Post
Topic
Board Bitcoin Discussion
Re: Is my layman's understanding of transaction malleability correct?
by
un_ordinateur
on 03/03/2014, 21:11:36 UTC
For the Bitcoin-Qt issue:
The issue arises if you are spending "change" from a transaction you just made that is still unconfirmed. If that original transaction gets mutated and confirmed with that mutation, the transaction that you made using change from the unmutated transaction can no longer go through.

I'm still a little unclear on what the problem is in this case. Say you spend change from a transaction that hasn't been confirmed yet. If the transaction is mutated, and that mutated transaction is confirmed, your original transaction won't go through. Is this just a problem because it allows a malicious user to DDOS part of the network (or part of the network) by submitting numerous duplicate transactions that won't cost them anything because the transactions still involve the same inputs and ouputs and only one will go through?
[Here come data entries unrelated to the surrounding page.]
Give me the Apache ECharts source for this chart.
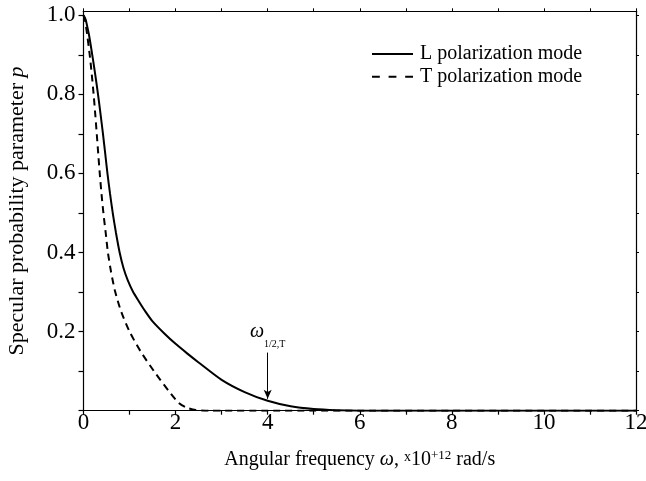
<!DOCTYPE html>
<html><head><meta charset="utf-8">
<script src="https://cdn.jsdelivr.net/npm/echarts@6/dist/echarts.min.js"></script>
<style>html,body{margin:0;padding:0;background:#fff}#c{width:646px;height:481px}</style>
</head><body><div id="c"></div>
<script>
// ---- data ----
const seriesNames = ['L polarization mode', 'T polarization mode'];
const xL = [0, 0.045, 0.075, 0.12, 0.19, 0.255, 0.315, 0.37, 0.423, 0.472, 0.52, 0.575, 0.635, 0.705, 0.785, 0.87, 0.96, 1.07, 1.2, 1.35, 1.5, 1.75, 2.0, 2.25, 2.5, 3.0, 3.5, 4.0, 4.5, 5.0, 5.5, 6.0, 7, 8, 9, 10, 11, 12];
const yL = [1.0, 0.99, 0.975, 0.95, 0.9, 0.85, 0.8, 0.75, 0.7, 0.65, 0.6, 0.55, 0.5, 0.45, 0.4, 0.36, 0.33, 0.302, 0.277, 0.25, 0.226, 0.196, 0.169, 0.145, 0.122, 0.078, 0.047, 0.025, 0.011, 0.004, 0.001, 0, 0, 0, 0, 0, 0, 0];
const xT = [0, 0.03, 0.08, 0.135, 0.18, 0.22, 0.255, 0.288, 0.32, 0.353, 0.39, 0.432, 0.482, 0.53, 0.6, 0.69, 0.82, 1.0, 1.24, 1.53, 1.85, 2.067, 2.237, 2.437, 2.74, 3, 4, 5, 6, 7, 8, 9, 10, 11, 12];
const yT = [1.0, 0.99, 0.95, 0.9, 0.85, 0.8, 0.75, 0.7, 0.65, 0.6, 0.55, 0.5, 0.45, 0.4, 0.35, 0.3, 0.25, 0.2, 0.15, 0.1, 0.05, 0.02, 0.008, 0.002, 0, 0, 0, 0, 0, 0, 0, 0, 0, 0, 0];
const xTickValues = [0, 1, 2, 3, 4, 5, 6, 7, 8, 9, 10, 11, 12];
const xTickLabels = [0, 2, 4, 6, 8, 10, 12];
const yTickValues = [0, 0.1, 0.2, 0.3, 0.4, 0.5, 0.6, 0.7, 0.8, 0.9, 1.0];
const yTickLabels = [0.2, 0.4, 0.6, 0.8, 1.0];
const annotation = { x: 4, yFrom: 0.147, yTo: 0.03, main: 'ω', sub: '1/2,T' };

// ---- chart ----
const FONT = 'Liberation Serif';
const pairs = (xs, ys) => xs.map((x, i) => [x, ys[i]]);
const axisLine = { show: true, onZero: false, lineStyle: { color: '#000', width: 1.2 } };
const chart = echarts.init(document.getElementById('c'), null, { renderer: 'canvas' });
chart.setOption({
  backgroundColor: '#fff',
  animation: false,
  textStyle: { fontFamily: FONT, color: '#000' },
  grid: { left: 83.5, right: 10, top: 11.3, bottom: 70.3, containLabel: false, outerBoundsMode: 'none' },
  legend: {
    orient: 'vertical', left: 372, top: 44, padding: 0, itemWidth: 41, itemHeight: 2, itemGap: 2.7,
    textStyle: { fontFamily: FONT, fontSize: 20, color: '#000', padding: [0, 0, 0, 2] },
    data: [
      { name: seriesNames[0], icon: 'path://M0,0H42V2H0Z' },
      { name: seriesNames[1], icon: 'path://M0,0H8V2H0Z M17,0H25V2H17Z M34,0H42V2H34Z' }
    ]
  },
  xAxis: [
    {
      type: 'value', min: 0, max: 12, position: 'bottom', axisLine: axisLine, splitLine: { show: false },
      name: 'Angular frequency {i|ω}, {x|x}10{sup|+12} rad/s',
      nameLocation: 'middle', nameGap: 38,
      nameTextStyle: {
        fontFamily: FONT, fontSize: 20, color: '#000',
        rich: {
          i: { fontFamily: FONT, fontSize: 20, fontStyle: 'italic', color: '#000' },
          x: { fontFamily: FONT, fontSize: 14, color: '#000', padding: [0, 0, 4, 0] },
          sup: { fontFamily: FONT, fontSize: 13, color: '#000', padding: [0, 0, 9, 0] }
        }
      },
      axisTick: { show: true, inside: false, length: 4, customValues: xTickValues, lineStyle: { color: '#000', width: 1.2 } },
      axisLabel: { show: true, margin: 1, fontFamily: FONT, fontSize: 23, color: '#000', customValues: xTickLabels }
    },
    {
      type: 'value', min: 0, max: 12, position: 'top', axisLine: axisLine, splitLine: { show: false },
      axisTick: { show: true, inside: false, length: 3, customValues: xTickValues, lineStyle: { color: '#000', width: 1 } },
      axisLabel: { show: false }
    }
  ],
  yAxis: [
    {
      type: 'value', min: 0, max: 1.01, position: 'left', axisLine: axisLine, splitLine: { show: false },
      name: 'Specular probability parameter {i|p}',
      nameLocation: 'middle', nameGap: 55,
      nameTextStyle: {
        fontFamily: FONT, fontSize: 22, color: '#000',
        rich: { i: { fontFamily: FONT, fontSize: 22, fontStyle: 'italic', color: '#000' } }
      },
      axisTick: { show: true, inside: false, length: 5, customValues: yTickValues, lineStyle: { color: '#000', width: 1.2 } },
      axisLabel: { show: true, margin: 8, fontFamily: FONT, fontSize: 23, color: '#000', customValues: yTickLabels,
        formatter: v => v.toFixed(1) }
    },
    {
      type: 'value', min: 0, max: 1.01, position: 'right', axisLine: axisLine, splitLine: { show: false },
      axisTick: { show: true, inside: false, length: 3, customValues: yTickValues, lineStyle: { color: '#000', width: 1 } },
      axisLabel: { show: false }
    }
  ],
  series: [
    {
      name: seriesNames[0], type: 'line', xAxisIndex: 0, yAxisIndex: 0,
      data: pairs(xL, yL), showSymbol: false, symbol: 'none', smooth: 0.25,
      lineStyle: { color: '#000', width: 2, type: 'solid' }, itemStyle: { color: '#000' },
      markLine: {
        silent: true, symbol: ['none', 'arrow'], symbolSize: [6, 9],
        lineStyle: { color: '#000', width: 1, type: 'solid' },
        label: {
          show: true, position: 'start', distance: 3,
          formatter: '{w|' + annotation.main + '}{s|' + annotation.sub + '}',
          rich: {
            w: { fontFamily: FONT, fontSize: 20, fontStyle: 'italic', color: '#000', verticalAlign: 'bottom', padding: [0, 0, 8, 0] },
            s: { fontFamily: FONT, fontSize: 10, color: '#000', verticalAlign: 'bottom' }
          }
        },
        data: [[{ coord: [annotation.x, annotation.yFrom] }, { coord: [annotation.x, annotation.yTo] }]]
      }
    },
    {
      name: seriesNames[1], type: 'line', xAxisIndex: 0, yAxisIndex: 0,
      data: pairs(xT, yT), showSymbol: false, symbol: 'none', smooth: 0.25,
      lineStyle: { color: '#000', width: 2, type: [7, 5] }, itemStyle: { color: '#000' }
    }
  ]
});
</script>
</body></html>
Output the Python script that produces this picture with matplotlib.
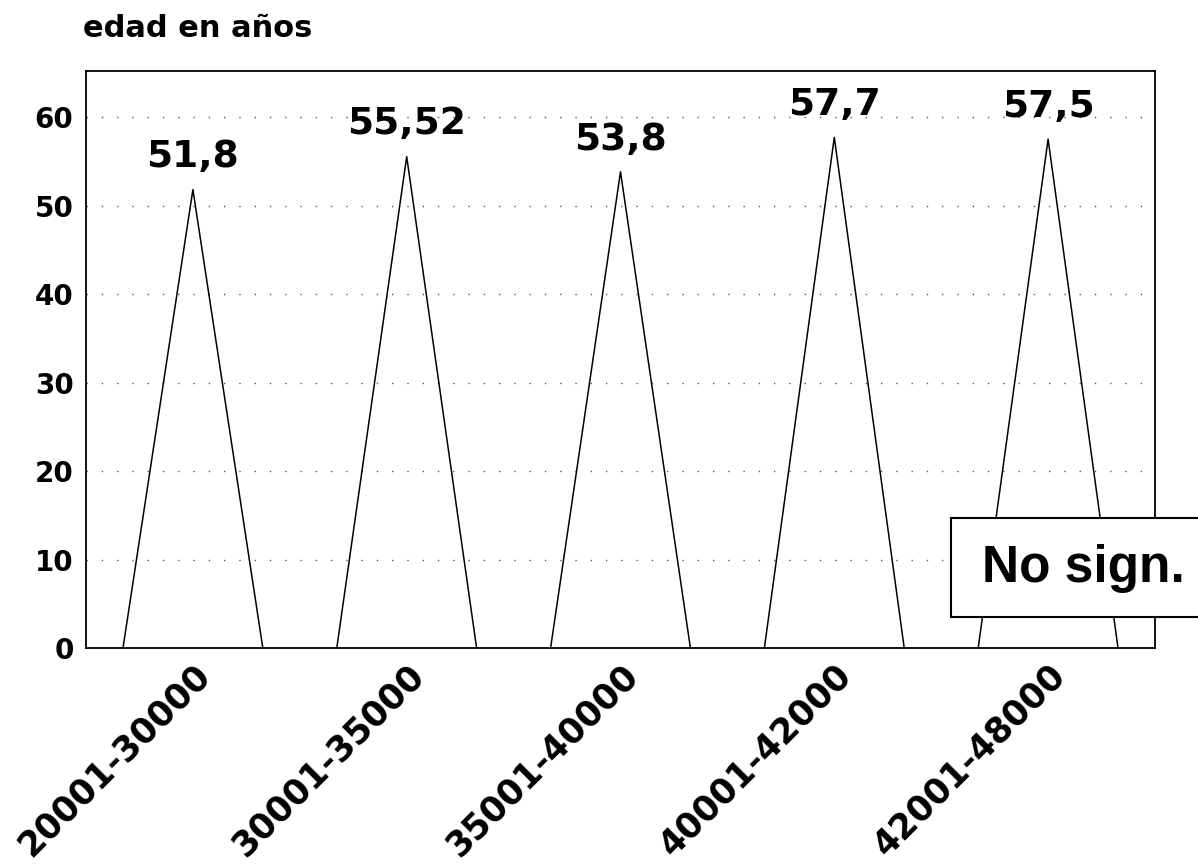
import matplotlib
matplotlib.use("Agg")
import matplotlib.pyplot as plt
from matplotlib.patches import Rectangle

plt.rcParams['font.family'] = ['DejaVu Sans']
plt.rcParams['font.weight'] = 'bold'

categories = ["20001-30000", "30001-35000", "35001-40000", "40001-42000", "42001-48000"]
ages = [51.8, 55.52, 53.8, 57.7, 57.5]
labels = ["51,8", "55,52", "53,8", "57,7", "57,5"]
y_ticks = [0, 10, 20, 30, 40, 50, 60]

W, H = 1198, 868
fig = plt.figure(figsize=(W / 100, H / 100), dpi=100)
ax = fig.add_axes([86 / W, 1 - 648 / H, (1155 - 86) / W, (648 - 71) / H])

# one triangle per income bracket, apex at the mean age
half = 0.327
for i, v in enumerate(ages):
    ax.plot([i - half, i, i + half], [0, v, 0], color='black', lw=1.1, zorder=3)
    ax.annotate(labels[i], (i, v), xytext=(0, 16), textcoords='offset points',
                ha='center', va='baseline', fontsize=27, fontweight='bold')

ax.set_xlim(-0.5, len(categories) - 0.5)
ax.set_ylim(0, 65.2)
ax.set_yticks(y_ticks)
ax.set_yticklabels([str(t) for t in y_ticks], fontsize=20, fontweight='bold')
ax.set_xticks(range(len(categories)))
ax.set_xticklabels(categories, fontsize=25, fontweight='bold', rotation=45,
                   ha='right', va='top', rotation_mode='anchor')
ax.tick_params(axis='y', length=0, pad=9)
ax.tick_params(axis='x', length=0, pad=7)

ax.yaxis.grid(True, color='#555555', linestyle=(0, (1, 10)), lw=1)
ax.set_axisbelow(True)
for s in ax.spines.values():
    s.set_color('black')
    s.set_linewidth(1.3)

fig.text(83 / W, 1 - 37 / H, "edad en años", fontsize=22, fontweight='bold',
         ha='left', va='baseline')

# "not significant" note box, running off the right edge
fig.add_artist(Rectangle((951 / W, 1 - 617 / H), (1215 - 951) / W, (617 - 518) / H,
                         transform=fig.transFigure, facecolor='white',
                         edgecolor='black', lw=1.5, zorder=10, clip_on=False))
fig.text(982 / W, 1 - 582 / H, "No sign.", fontsize=37, fontweight='bold',
         family='Liberation Sans', ha='left', va='baseline', zorder=11)

fig.savefig("out.png", dpi=100)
Basically, I'm confused as to how this is a double-spend problem because only one of the transactions will go through, so only that many Bitcoins will be sent/signed over. It's not possible for someone to use this to receive twice the number of Bitcoins that they have as unspent change, right?

As you point out, it does not enable any double spend per say. However, it may cause transactions the user expected to pass to fail randomly, which is an inconvenience.
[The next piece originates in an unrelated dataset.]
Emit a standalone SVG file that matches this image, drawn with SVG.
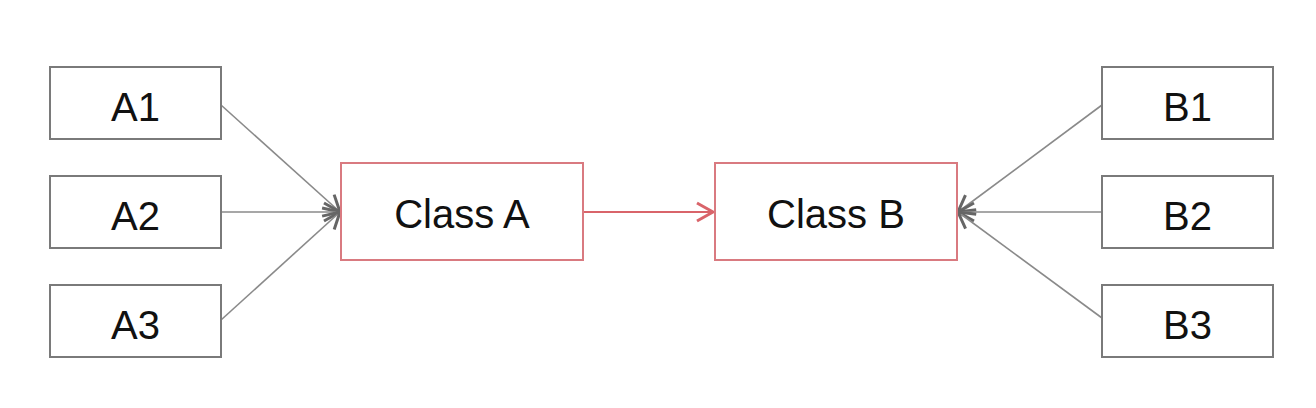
<svg xmlns="http://www.w3.org/2000/svg" width="1316" height="408" viewBox="0 0 1316 408">
<defs>
<style>
.box{fill:#fff;stroke:#7a7a7a;stroke-width:2}
.cls{fill:#fff;stroke:#d97a80;stroke-width:2}
text{font-family:"Liberation Sans",Arial,sans-serif;font-size:40px;fill:#111;text-anchor:middle}
.edge{stroke:#8a8a8a;stroke-width:1.6;fill:none}
.redge{stroke:#d9646a;stroke-width:2;fill:none}
</style>
<marker id="ag" viewBox="0 0 24 24" refX="21" refY="12" markerWidth="24" markerHeight="24" markerUnits="userSpaceOnUse" orient="auto">
<path d="M5,3 L21,12 L5,21" fill="none" stroke="#666" stroke-width="3"/>
</marker>
<marker id="ar" viewBox="0 0 24 24" refX="21" refY="12" markerWidth="24" markerHeight="24" markerUnits="userSpaceOnUse" orient="auto">
<path d="M5,3 L21,12 L5,21" fill="none" stroke="#d9646a" stroke-width="3"/>
</marker>
</defs>
<rect width="1316" height="408" fill="#fff"/>
<g id="connectors">
<line class="edge" x1="221" y1="105" x2="340" y2="212" marker-end="url(#ag)"/>
<line class="edge" x1="221" y1="212" x2="340" y2="212" marker-end="url(#ag)"/>
<line class="edge" x1="221" y1="320" x2="340" y2="212" marker-end="url(#ag)"/>
<line class="redge" x1="583" y1="212" x2="713" y2="212" marker-end="url(#ar)"/>
<line class="edge" x1="1102" y1="105" x2="958" y2="212" marker-end="url(#ag)"/>
<line class="edge" x1="1102" y1="212" x2="958" y2="212" marker-end="url(#ag)"/>
<line class="edge" x1="1102" y1="318" x2="958" y2="212" marker-end="url(#ag)"/>
</g>
<g id="A1"><rect class="box" x="50" y="67" width="171" height="72"/><text x="135.5" y="121">A1</text></g>
<g id="A2"><rect class="box" x="50" y="176" width="171" height="72"/><text x="135.5" y="230">A2</text></g>
<g id="A3"><rect class="box" x="50" y="285" width="171" height="72"/><text x="135.5" y="339">A3</text></g>
<g id="ClassA"><rect class="cls" x="341" y="163" width="242" height="97"/><text x="462" y="228">Class A</text></g>
<g id="ClassB"><rect class="cls" x="715" y="163" width="242" height="97"/><text x="836" y="228">Class B</text></g>
<g id="B1"><rect class="box" x="1102" y="67" width="171" height="72"/><text x="1187.5" y="121">B1</text></g>
<g id="B2"><rect class="box" x="1102" y="176" width="171" height="72"/><text x="1187.5" y="230">B2</text></g>
<g id="B3"><rect class="box" x="1102" y="285" width="171" height="72"/><text x="1187.5" y="339">B3</text></g>
</svg>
Furthermore, once a transaction message was broadcast to enough miners, for small transactions, many merchants let the client go. Even if it does not have the same "trust" as a confirmed transaction, as long as you expect most client to be honest, you may be willing to accept to take that risk. Furthermore, once the transaction is broadcast to enough miners, even if a dishonest client tried do broadcast a double-spend of the first transactions, most miners will only include the first transaction they recieved, so the merchant gets his money

This in most of the cases. If the transaction is made with a confirmed output, then even if the mutated version passes, the merchant gets the money and everybody is happy. However, if the transaction is derived from an unconfirmed output, THEN, it's a problem, because if the first transaction mutates, then the second will fail.

The second case can happen with all clients, even if they are honest. Now the merchant cannot take the chance that the client is honest because it can happen anytime. So merchants should NEVER accept unconfirmed transactions derived from unconfirmed output, even under the assumption of trusted client.

However, not that there has been absolutely NO report of this happening in reality. This is a theorical possibility, which can help us take appropriate measures to act safely with Bitcoin.